** start of Stored data **

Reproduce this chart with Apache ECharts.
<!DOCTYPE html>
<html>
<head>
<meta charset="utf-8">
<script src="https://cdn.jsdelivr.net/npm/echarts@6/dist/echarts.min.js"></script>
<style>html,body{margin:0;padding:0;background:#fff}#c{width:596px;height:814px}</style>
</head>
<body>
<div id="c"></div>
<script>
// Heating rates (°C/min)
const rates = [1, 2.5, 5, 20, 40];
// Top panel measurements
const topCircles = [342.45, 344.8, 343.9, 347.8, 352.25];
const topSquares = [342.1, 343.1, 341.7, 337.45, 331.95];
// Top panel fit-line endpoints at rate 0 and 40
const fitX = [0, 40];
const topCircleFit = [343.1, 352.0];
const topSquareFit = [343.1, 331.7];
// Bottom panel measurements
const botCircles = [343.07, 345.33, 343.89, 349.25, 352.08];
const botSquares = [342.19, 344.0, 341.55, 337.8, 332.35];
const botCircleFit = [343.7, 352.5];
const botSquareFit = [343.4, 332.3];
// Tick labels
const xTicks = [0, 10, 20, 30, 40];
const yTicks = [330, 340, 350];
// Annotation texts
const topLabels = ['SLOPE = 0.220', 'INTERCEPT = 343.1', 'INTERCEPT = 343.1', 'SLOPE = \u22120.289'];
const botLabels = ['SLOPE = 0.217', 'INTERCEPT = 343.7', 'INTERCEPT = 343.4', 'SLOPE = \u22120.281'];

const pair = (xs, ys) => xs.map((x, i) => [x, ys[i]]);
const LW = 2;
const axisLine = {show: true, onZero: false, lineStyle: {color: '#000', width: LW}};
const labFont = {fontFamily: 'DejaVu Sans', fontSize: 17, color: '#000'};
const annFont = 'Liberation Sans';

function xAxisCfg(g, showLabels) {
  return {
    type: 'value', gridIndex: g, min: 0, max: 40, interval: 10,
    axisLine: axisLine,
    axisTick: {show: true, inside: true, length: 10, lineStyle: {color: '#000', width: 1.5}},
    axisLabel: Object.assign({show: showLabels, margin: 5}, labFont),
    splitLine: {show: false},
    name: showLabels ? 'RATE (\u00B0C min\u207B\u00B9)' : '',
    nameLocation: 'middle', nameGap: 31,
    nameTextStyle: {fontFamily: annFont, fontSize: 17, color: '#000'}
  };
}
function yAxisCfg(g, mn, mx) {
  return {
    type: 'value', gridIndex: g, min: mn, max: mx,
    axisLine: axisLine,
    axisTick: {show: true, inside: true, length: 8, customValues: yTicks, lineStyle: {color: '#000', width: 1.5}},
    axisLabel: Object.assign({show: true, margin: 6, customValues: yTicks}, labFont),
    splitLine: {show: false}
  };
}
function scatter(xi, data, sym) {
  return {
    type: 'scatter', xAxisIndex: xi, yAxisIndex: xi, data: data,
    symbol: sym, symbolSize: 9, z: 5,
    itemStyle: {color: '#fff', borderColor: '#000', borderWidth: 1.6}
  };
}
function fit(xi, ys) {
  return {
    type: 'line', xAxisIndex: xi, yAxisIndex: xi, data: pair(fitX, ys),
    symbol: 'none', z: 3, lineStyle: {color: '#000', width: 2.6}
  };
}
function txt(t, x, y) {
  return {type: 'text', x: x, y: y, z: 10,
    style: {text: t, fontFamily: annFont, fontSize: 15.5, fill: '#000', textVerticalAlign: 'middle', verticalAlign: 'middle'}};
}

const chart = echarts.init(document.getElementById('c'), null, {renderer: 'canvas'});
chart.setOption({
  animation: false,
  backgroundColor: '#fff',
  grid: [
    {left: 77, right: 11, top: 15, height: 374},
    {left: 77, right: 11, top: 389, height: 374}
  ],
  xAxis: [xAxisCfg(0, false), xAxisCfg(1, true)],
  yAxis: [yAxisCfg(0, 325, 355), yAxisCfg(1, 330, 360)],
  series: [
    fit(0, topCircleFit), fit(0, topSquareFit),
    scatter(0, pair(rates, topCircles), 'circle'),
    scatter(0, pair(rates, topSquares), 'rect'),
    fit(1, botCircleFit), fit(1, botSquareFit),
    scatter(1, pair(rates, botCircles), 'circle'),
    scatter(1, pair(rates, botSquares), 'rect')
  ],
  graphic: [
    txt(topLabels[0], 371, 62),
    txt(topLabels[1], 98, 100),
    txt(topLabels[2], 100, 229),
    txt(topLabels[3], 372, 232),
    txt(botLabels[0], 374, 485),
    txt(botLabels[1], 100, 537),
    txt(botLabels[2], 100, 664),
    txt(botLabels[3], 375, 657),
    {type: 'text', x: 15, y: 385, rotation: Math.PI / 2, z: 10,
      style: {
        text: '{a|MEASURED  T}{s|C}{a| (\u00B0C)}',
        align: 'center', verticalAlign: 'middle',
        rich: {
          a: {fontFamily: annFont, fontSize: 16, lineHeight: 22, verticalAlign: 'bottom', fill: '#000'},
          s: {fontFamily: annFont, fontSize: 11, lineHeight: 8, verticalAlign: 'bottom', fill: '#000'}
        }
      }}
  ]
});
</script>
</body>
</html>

** end of Stored data **

Exercise details: Return only the lines from the beginning of the material up to and including the line with "const botLabels = ['SLOPE", exactly as written.

Result of this task:
Reproduce this chart with Apache ECharts.
<!DOCTYPE html>
<html>
<head>
<meta charset="utf-8">
<script src="https://cdn.jsdelivr.net/npm/echarts@6/dist/echarts.min.js"></script>
<style>html,body{margin:0;padding:0;background:#fff}#c{width:596px;height:814px}</style>
</head>
<body>
<div id="c"></div>
<script>
// Heating rates (°C/min)
const rates = [1, 2.5, 5, 20, 40];
// Top panel measurements
const topCircles = [342.45, 344.8, 343.9, 347.8, 352.25];
const topSquares = [342.1, 343.1, 341.7, 337.45, 331.95];
// Top panel fit-line endpoints at rate 0 and 40
const fitX = [0, 40];
const topCircleFit = [343.1, 352.0];
const topSquareFit = [343.1, 331.7];
// Bottom panel measurements
const botCircles = [343.07, 345.33, 343.89, 349.25, 352.08];
const botSquares = [342.19, 344.0, 341.55, 337.8, 332.35];
const botCircleFit = [343.7, 352.5];
const botSquareFit = [343.4, 332.3];
// Tick labels
const xTicks = [0, 10, 20, 30, 40];
const yTicks = [330, 340, 350];
// Annotation texts
const topLabels = ['SLOPE = 0.220', 'INTERCEPT = 343.1', 'INTERCEPT = 343.1', 'SLOPE = \u22120.289'];
const botLabels = ['SLOPE = 0.217', 'INTERCEPT = 343.7', 'INTERCEPT = 343.4', 'SLOPE = \u22120.281'];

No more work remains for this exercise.